What this task involves
Transcribe the material word for word, but without the images.

Data extract
============
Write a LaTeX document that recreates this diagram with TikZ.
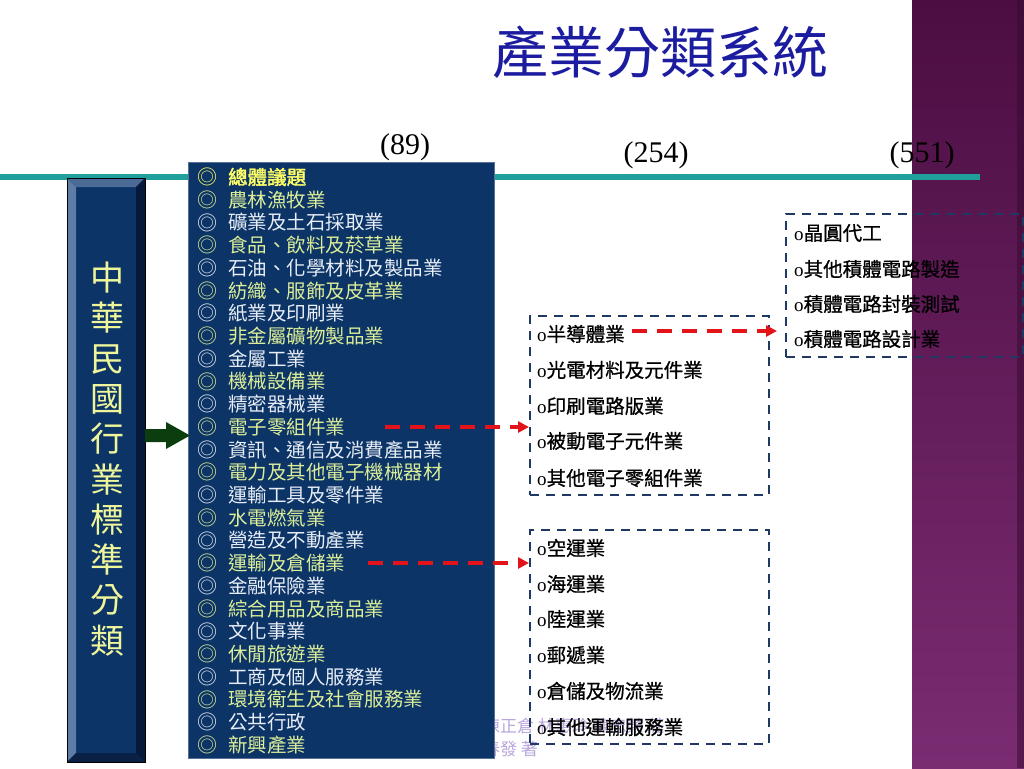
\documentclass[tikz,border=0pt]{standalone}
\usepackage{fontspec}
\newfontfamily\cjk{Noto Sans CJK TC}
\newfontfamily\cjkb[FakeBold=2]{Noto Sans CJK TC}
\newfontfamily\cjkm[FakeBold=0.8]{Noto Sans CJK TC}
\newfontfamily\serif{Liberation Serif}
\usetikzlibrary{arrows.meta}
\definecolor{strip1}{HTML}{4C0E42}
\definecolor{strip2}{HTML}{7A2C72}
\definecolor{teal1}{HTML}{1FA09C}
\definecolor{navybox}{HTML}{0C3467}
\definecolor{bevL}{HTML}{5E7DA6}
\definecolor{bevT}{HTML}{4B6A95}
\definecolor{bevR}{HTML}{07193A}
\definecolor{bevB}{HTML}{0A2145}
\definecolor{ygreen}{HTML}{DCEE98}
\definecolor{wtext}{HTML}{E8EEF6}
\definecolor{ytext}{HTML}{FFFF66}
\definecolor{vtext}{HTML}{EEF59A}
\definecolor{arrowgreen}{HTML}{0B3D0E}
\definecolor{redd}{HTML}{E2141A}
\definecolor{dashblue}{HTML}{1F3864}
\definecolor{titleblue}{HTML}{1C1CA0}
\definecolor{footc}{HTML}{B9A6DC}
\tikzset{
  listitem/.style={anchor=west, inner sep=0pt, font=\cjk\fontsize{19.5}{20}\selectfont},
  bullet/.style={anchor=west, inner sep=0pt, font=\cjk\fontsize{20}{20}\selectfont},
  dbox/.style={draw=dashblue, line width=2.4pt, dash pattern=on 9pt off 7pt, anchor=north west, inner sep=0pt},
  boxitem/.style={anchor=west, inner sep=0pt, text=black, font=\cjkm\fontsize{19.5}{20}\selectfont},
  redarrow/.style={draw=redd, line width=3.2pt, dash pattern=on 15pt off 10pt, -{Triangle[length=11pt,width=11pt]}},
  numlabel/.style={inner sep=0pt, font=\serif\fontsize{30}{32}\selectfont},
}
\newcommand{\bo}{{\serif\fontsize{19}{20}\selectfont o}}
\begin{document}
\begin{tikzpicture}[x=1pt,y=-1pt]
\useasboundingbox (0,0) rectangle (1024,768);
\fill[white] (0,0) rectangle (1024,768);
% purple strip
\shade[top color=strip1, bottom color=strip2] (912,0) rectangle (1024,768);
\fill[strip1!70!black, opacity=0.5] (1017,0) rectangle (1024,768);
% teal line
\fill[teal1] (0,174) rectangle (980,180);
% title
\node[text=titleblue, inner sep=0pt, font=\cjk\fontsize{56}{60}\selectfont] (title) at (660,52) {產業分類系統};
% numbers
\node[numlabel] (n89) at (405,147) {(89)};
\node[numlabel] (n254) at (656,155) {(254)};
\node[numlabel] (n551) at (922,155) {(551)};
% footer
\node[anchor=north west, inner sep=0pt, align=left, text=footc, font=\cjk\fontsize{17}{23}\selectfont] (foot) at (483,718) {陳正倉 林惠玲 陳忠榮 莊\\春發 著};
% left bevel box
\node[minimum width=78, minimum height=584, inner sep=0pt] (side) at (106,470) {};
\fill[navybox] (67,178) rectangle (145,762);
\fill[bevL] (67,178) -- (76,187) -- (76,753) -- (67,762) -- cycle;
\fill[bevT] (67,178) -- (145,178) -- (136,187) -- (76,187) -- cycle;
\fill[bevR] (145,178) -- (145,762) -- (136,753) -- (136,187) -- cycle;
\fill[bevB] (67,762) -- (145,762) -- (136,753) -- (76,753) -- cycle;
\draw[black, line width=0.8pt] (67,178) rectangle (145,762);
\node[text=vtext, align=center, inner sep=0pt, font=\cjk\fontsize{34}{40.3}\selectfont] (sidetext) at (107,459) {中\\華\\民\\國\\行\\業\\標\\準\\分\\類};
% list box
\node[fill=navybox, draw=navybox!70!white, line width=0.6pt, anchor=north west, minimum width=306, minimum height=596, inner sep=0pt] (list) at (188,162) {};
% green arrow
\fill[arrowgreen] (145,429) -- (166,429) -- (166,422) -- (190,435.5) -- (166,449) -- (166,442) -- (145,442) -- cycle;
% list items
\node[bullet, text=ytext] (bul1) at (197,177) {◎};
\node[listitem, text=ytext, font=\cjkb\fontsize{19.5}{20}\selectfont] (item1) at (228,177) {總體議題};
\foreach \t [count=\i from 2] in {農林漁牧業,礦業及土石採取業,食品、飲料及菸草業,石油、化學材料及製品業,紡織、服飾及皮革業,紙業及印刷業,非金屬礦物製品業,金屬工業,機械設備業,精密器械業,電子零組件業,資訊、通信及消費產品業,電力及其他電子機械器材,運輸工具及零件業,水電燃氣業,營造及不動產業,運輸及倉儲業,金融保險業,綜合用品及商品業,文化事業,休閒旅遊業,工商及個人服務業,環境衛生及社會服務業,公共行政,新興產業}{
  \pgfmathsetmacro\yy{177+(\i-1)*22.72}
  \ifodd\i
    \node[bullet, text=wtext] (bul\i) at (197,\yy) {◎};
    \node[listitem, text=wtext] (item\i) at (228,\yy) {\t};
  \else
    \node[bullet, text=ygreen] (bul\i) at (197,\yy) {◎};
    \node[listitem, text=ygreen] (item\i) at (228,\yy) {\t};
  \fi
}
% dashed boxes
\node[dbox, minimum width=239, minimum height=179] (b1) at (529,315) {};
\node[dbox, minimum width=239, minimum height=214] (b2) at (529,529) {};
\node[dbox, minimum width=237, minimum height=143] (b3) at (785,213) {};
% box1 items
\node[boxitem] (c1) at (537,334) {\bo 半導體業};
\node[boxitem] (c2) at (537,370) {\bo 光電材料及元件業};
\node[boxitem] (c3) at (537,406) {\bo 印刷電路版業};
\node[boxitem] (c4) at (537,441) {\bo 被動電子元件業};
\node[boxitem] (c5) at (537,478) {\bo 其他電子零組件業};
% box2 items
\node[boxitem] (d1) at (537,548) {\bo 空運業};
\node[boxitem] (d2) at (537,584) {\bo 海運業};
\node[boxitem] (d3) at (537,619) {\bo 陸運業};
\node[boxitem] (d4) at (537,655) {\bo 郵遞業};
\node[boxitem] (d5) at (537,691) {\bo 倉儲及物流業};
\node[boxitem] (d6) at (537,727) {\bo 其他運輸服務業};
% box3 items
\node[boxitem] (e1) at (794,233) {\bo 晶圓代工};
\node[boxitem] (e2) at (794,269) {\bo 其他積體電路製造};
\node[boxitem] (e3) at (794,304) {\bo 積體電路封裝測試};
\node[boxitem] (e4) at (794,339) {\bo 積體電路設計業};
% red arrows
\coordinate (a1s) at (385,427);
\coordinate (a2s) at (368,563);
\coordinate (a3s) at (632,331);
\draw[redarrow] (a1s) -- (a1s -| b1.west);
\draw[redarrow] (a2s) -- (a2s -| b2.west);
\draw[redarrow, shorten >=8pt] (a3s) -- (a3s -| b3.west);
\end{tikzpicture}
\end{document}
============
Complete response
Write a LaTeX document that recreates this diagram with TikZ.
\documentclass[tikz,border=0pt]{standalone}
\usepackage{fontspec}
\newfontfamily\cjk{Noto Sans CJK TC}
\newfontfamily\cjkb[FakeBold=2]{Noto Sans CJK TC}
\newfontfamily\cjkm[FakeBold=0.8]{Noto Sans CJK TC}
\newfontfamily\serif{Liberation Serif}
\usetikzlibrary{arrows.meta}
\definecolor{strip1}{HTML}{4C0E42}
\definecolor{strip2}{HTML}{7A2C72}
\definecolor{teal1}{HTML}{1FA09C}
\definecolor{navybox}{HTML}{0C3467}
\definecolor{bevL}{HTML}{5E7DA6}
\definecolor{bevT}{HTML}{4B6A95}
\definecolor{bevR}{HTML}{07193A}
\definecolor{bevB}{HTML}{0A2145}
\definecolor{ygreen}{HTML}{DCEE98}
\definecolor{wtext}{HTML}{E8EEF6}
\definecolor{ytext}{HTML}{FFFF66}
\definecolor{vtext}{HTML}{EEF59A}
\definecolor{arrowgreen}{HTML}{0B3D0E}
\definecolor{redd}{HTML}{E2141A}
\definecolor{dashblue}{HTML}{1F3864}
\definecolor{titleblue}{HTML}{1C1CA0}
\definecolor{footc}{HTML}{B9A6DC}
\tikzset{
  listitem/.style={anchor=west, inner sep=0pt, font=\cjk\fontsize{19.5}{20}\selectfont},
  bullet/.style={anchor=west, inner sep=0pt, font=\cjk\fontsize{20}{20}\selectfont},
  dbox/.style={draw=dashblue, line width=2.4pt, dash pattern=on 9pt off 7pt, anchor=north west, inner sep=0pt},
  boxitem/.style={anchor=west, inner sep=0pt, text=black, font=\cjkm\fontsize{19.5}{20}\selectfont},
  redarrow/.style={draw=redd, line width=3.2pt, dash pattern=on 15pt off 10pt, -{Triangle[length=11pt,width=11pt]}},
  numlabel/.style={inner sep=0pt, font=\serif\fontsize{30}{32}\selectfont},
}
\newcommand{\bo}{{\serif\fontsize{19}{20}\selectfont o}}
\begin{document}
\begin{tikzpicture}[x=1pt,y=-1pt]
\useasboundingbox (0,0) rectangle (1024,768);
\fill[white] (0,0) rectangle (1024,768);
% purple strip
\shade[top color=strip1, bottom color=strip2] (912,0) rectangle (1024,768);
\fill[strip1!70!black, opacity=0.5] (1017,0) rectangle (1024,768);
% teal line
\fill[teal1] (0,174) rectangle (980,180);
% title
\node[text=titleblue, inner sep=0pt, font=\cjk\fontsize{56}{60}\selectfont] (title) at (660,52) {產業分類系統};
% numbers
\node[numlabel] (n89) at (405,147) {(89)};
\node[numlabel] (n254) at (656,155) {(254)};
\node[numlabel] (n551) at (922,155) {(551)};
% footer
\node[anchor=north west, inner sep=0pt, align=left, text=footc, font=\cjk\fontsize{17}{23}\selectfont] (foot) at (483,718) {陳正倉 林惠玲 陳忠榮 莊\\春發 著};
% left bevel box
\node[minimum width=78, minimum height=584, inner sep=0pt] (side) at (106,470) {};
\fill[navybox] (67,178) rectangle (145,762);
\fill[bevL] (67,178) -- (76,187) -- (76,753) -- (67,762) -- cycle;
\fill[bevT] (67,178) -- (145,178) -- (136,187) -- (76,187) -- cycle;
\fill[bevR] (145,178) -- (145,762) -- (136,753) -- (136,187) -- cycle;
\fill[bevB] (67,762) -- (145,762) -- (136,753) -- (76,753) -- cycle;
\draw[black, line width=0.8pt] (67,178) rectangle (145,762);
\node[text=vtext, align=center, inner sep=0pt, font=\cjk\fontsize{34}{40.3}\selectfont] (sidetext) at (107,459) {中\\華\\民\\國\\行\\業\\標\\準\\分\\類};
% list box
\node[fill=navybox, draw=navybox!70!white, line width=0.6pt, anchor=north west, minimum width=306, minimum height=596, inner sep=0pt] (list) at (188,162) {};
% green arrow
\fill[arrowgreen] (145,429) -- (166,429) -- (166,422) -- (190,435.5) -- (166,449) -- (166,442) -- (145,442) -- cycle;
% list items
\node[bullet, text=ytext] (bul1) at (197,177) {◎};
\node[listitem, text=ytext, font=\cjkb\fontsize{19.5}{20}\selectfont] (item1) at (228,177) {總體議題};
\foreach \t [count=\i from 2] in {農林漁牧業,礦業及土石採取業,食品、飲料及菸草業,石油、化學材料及製品業,紡織、服飾及皮革業,紙業及印刷業,非金屬礦物製品業,金屬工業,機械設備業,精密器械業,電子零組件業,資訊、通信及消費產品業,電力及其他電子機械器材,運輸工具及零件業,水電燃氣業,營造及不動產業,運輸及倉儲業,金融保險業,綜合用品及商品業,文化事業,休閒旅遊業,工商及個人服務業,環境衛生及社會服務業,公共行政,新興產業}{
  \pgfmathsetmacro\yy{177+(\i-1)*22.72}
  \ifodd\i
    \node[bullet, text=wtext] (bul\i) at (197,\yy) {◎};
    \node[listitem, text=wtext] (item\i) at (228,\yy) {\t};
  \else
    \node[bullet, text=ygreen] (bul\i) at (197,\yy) {◎};
    \node[listitem, text=ygreen] (item\i) at (228,\yy) {\t};
  \fi
}
% dashed boxes
\node[dbox, minimum width=239, minimum height=179] (b1) at (529,315) {};
\node[dbox, minimum width=239, minimum height=214] (b2) at (529,529) {};
\node[dbox, minimum width=237, minimum height=143] (b3) at (785,213) {};
% box1 items
\node[boxitem] (c1) at (537,334) {\bo 半導體業};
\node[boxitem] (c2) at (537,370) {\bo 光電材料及元件業};
\node[boxitem] (c3) at (537,406) {\bo 印刷電路版業};
\node[boxitem] (c4) at (537,441) {\bo 被動電子元件業};
\node[boxitem] (c5) at (537,478) {\bo 其他電子零組件業};
% box2 items
\node[boxitem] (d1) at (537,548) {\bo 空運業};
\node[boxitem] (d2) at (537,584) {\bo 海運業};
\node[boxitem] (d3) at (537,619) {\bo 陸運業};
\node[boxitem] (d4) at (537,655) {\bo 郵遞業};
\node[boxitem] (d5) at (537,691) {\bo 倉儲及物流業};
\node[boxitem] (d6) at (537,727) {\bo 其他運輸服務業};
% box3 items
\node[boxitem] (e1) at (794,233) {\bo 晶圓代工};
\node[boxitem] (e2) at (794,269) {\bo 其他積體電路製造};
\node[boxitem] (e3) at (794,304) {\bo 積體電路封裝測試};
\node[boxitem] (e4) at (794,339) {\bo 積體電路設計業};
% red arrows
\coordinate (a1s) at (385,427);
\coordinate (a2s) at (368,563);
\coordinate (a3s) at (632,331);
\draw[redarrow] (a1s) -- (a1s -| b1.west);
\draw[redarrow] (a2s) -- (a2s -| b2.west);
\draw[redarrow, shorten >=8pt] (a3s) -- (a3s -| b3.west);
\end{tikzpicture}
\end{document}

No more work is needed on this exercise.